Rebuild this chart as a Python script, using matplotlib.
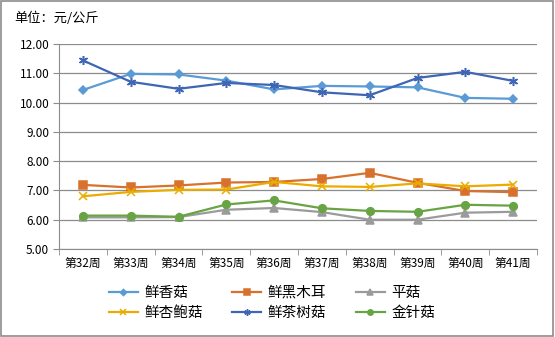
import matplotlib.pyplot as plt
from matplotlib.patches import Rectangle

plt.rcParams["font.family"] = ["Noto Sans CJK SC", "DejaVu Sans"]

weeks = ["第32周", "第33周", "第34周", "第35周", "第36周",
         "第37周", "第38周", "第39周", "第40周", "第41周"]

xianggu = [10.43, 10.98, 10.96, 10.75, 10.45, 10.57, 10.55, 10.52, 10.16, 10.13]
heimuer = [7.19, 7.10, 7.17, 7.27, 7.29, 7.39, 7.60, 7.26, 6.98, 6.94]
pinggu = [6.08, 6.08, 6.09, 6.34, 6.40, 6.26, 6.00, 6.00, 6.24, 6.27]
xingbaogu = [6.80, 6.95, 7.02, 7.03, 7.29, 7.14, 7.12, 7.24, 7.14, 7.20]
chashugu = [11.44, 10.71, 10.47, 10.67, 10.60, 10.35, 10.25, 10.84, 11.05, 10.74]
jinzhengu = [6.14, 6.14, 6.10, 6.52, 6.66, 6.39, 6.30, 6.27, 6.51, 6.48]

series = [
    ("鲜香菇", xianggu, "#5B9BD5", "D", 4.5),
    ("鲜黑木耳", heimuer, "#D8712E", "s", 5.5),
    ("平菇", pinggu, "#9B9B9B", "^", 5.5),
    ("鲜杏鲍菇", xingbaogu, "#EBAC00", "x", 5.5),
    ("鲜茶树菇", chashugu, "#3F65B5", (6, 2, 0), 6.5),
    ("金针菇", jinzhengu, "#68A443", "o", 5.5),
]

fig = plt.figure(figsize=(5.55, 3.37), dpi=100)
ax = fig.add_axes([59 / 555, 1 - 249 / 337, 478 / 555, 205 / 337])

x = list(range(len(weeks)))
handles = {}
for name, vals, color, marker, ms in series:
    (h,) = ax.plot(x, vals, color=color, lw=1.6, marker=marker, markersize=ms,
                   markeredgecolor=color, markerfacecolor=color, markeredgewidth=1.1,
                   label=name)
    handles[name] = h

ax.set_xlim(-0.5, len(weeks) - 0.5)
ax.set_ylim(5, 12)
ax.set_yticks([5, 6, 7, 8, 9, 10, 11, 12])
ax.set_yticklabels([f"{v:.2f}" for v in range(5, 13)], fontsize=8.5)
ax.yaxis.grid(True, color="#8C8C8C", lw=0.9)
ax.set_axisbelow(True)

ax.set_xticks(x)
ax.set_xticklabels(weeks, fontsize=8.5)
ax.set_xticks([i - 0.5 for i in range(len(weeks) + 1)], minor=True)
ax.tick_params(axis="x", which="major", length=0, pad=6)
ax.tick_params(axis="x", which="minor", length=4, color="#8C8C8C")
ax.tick_params(axis="y", length=4, color="#8C8C8C", pad=3)

for s in ["top", "right"]:
    ax.spines[s].set_visible(False)
for s in ["left", "bottom"]:
    ax.spines[s].set_color("#8C8C8C")

fig.text(14 / 555, 1 - 18 / 337, "单位：元/公斤", fontsize=9.5, va="center", ha="left")

order = ["鲜香菇", "鲜杏鲍菇", "鲜黑木耳", "鲜茶树菇", "平菇", "金针菇"]
fig.legend([handles[n] for n in order], order, ncol=3, loc="center",
           bbox_to_anchor=(272 / 555, 1 - 303 / 337), frameon=False, fontsize=10.5,
           handlelength=2.0, columnspacing=2.0, labelspacing=0.45, handletextpad=0.45,
           markerscale=0.7)

fig.patches.append(Rectangle((0.002, 0.003), 0.995, 0.994, transform=fig.transFigure,
                             fill=False, edgecolor="#8C8C8C", lw=1.2))

fig.savefig("out.png", dpi=100)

__________________________________________________

▶ _Exercise prompt_: Write the material out again exactly as it appears, dropping the pictures.

▶ _Solution for this problem_:
Rebuild this chart as a Python script, using matplotlib.
import matplotlib.pyplot as plt
from matplotlib.patches import Rectangle

plt.rcParams["font.family"] = ["Noto Sans CJK SC", "DejaVu Sans"]

weeks = ["第32周", "第33周", "第34周", "第35周", "第36周",
         "第37周", "第38周", "第39周", "第40周", "第41周"]

xianggu = [10.43, 10.98, 10.96, 10.75, 10.45, 10.57, 10.55, 10.52, 10.16, 10.13]
heimuer = [7.19, 7.10, 7.17, 7.27, 7.29, 7.39, 7.60, 7.26, 6.98, 6.94]
pinggu = [6.08, 6.08, 6.09, 6.34, 6.40, 6.26, 6.00, 6.00, 6.24, 6.27]
xingbaogu = [6.80, 6.95, 7.02, 7.03, 7.29, 7.14, 7.12, 7.24, 7.14, 7.20]
chashugu = [11.44, 10.71, 10.47, 10.67, 10.60, 10.35, 10.25, 10.84, 11.05, 10.74]
jinzhengu = [6.14, 6.14, 6.10, 6.52, 6.66, 6.39, 6.30, 6.27, 6.51, 6.48]

series = [
    ("鲜香菇", xianggu, "#5B9BD5", "D", 4.5),
    ("鲜黑木耳", heimuer, "#D8712E", "s", 5.5),
    ("平菇", pinggu, "#9B9B9B", "^", 5.5),
    ("鲜杏鲍菇", xingbaogu, "#EBAC00", "x", 5.5),
    ("鲜茶树菇", chashugu, "#3F65B5", (6, 2, 0), 6.5),
    ("金针菇", jinzhengu, "#68A443", "o", 5.5),
]

fig = plt.figure(figsize=(5.55, 3.37), dpi=100)
ax = fig.add_axes([59 / 555, 1 - 249 / 337, 478 / 555, 205 / 337])

x = list(range(len(weeks)))
handles = {}
for name, vals, color, marker, ms in series:
    (h,) = ax.plot(x, vals, color=color, lw=1.6, marker=marker, markersize=ms,
                   markeredgecolor=color, markerfacecolor=color, markeredgewidth=1.1,
                   label=name)
    handles[name] = h

ax.set_xlim(-0.5, len(weeks) - 0.5)
ax.set_ylim(5, 12)
ax.set_yticks([5, 6, 7, 8, 9, 10, 11, 12])
ax.set_yticklabels([f"{v:.2f}" for v in range(5, 13)], fontsize=8.5)
ax.yaxis.grid(True, color="#8C8C8C", lw=0.9)
ax.set_axisbelow(True)

ax.set_xticks(x)
ax.set_xticklabels(weeks, fontsize=8.5)
ax.set_xticks([i - 0.5 for i in range(len(weeks) + 1)], minor=True)
ax.tick_params(axis="x", which="major", length=0, pad=6)
ax.tick_params(axis="x", which="minor", length=4, color="#8C8C8C")
ax.tick_params(axis="y", length=4, color="#8C8C8C", pad=3)

for s in ["top", "right"]:
    ax.spines[s].set_visible(False)
for s in ["left", "bottom"]:
    ax.spines[s].set_color("#8C8C8C")

fig.text(14 / 555, 1 - 18 / 337, "单位：元/公斤", fontsize=9.5, va="center", ha="left")

order = ["鲜香菇", "鲜杏鲍菇", "鲜黑木耳", "鲜茶树菇", "平菇", "金针菇"]
fig.legend([handles[n] for n in order], order, ncol=3, loc="center",
           bbox_to_anchor=(272 / 555, 1 - 303 / 337), frameon=False, fontsize=10.5,
           handlelength=2.0, columnspacing=2.0, labelspacing=0.45, handletextpad=0.45,
           markerscale=0.7)

fig.patches.append(Rectangle((0.002, 0.003), 0.995, 0.994, transform=fig.transFigure,
                             fill=False, edgecolor="#8C8C8C", lw=1.2))

fig.savefig("out.png", dpi=100)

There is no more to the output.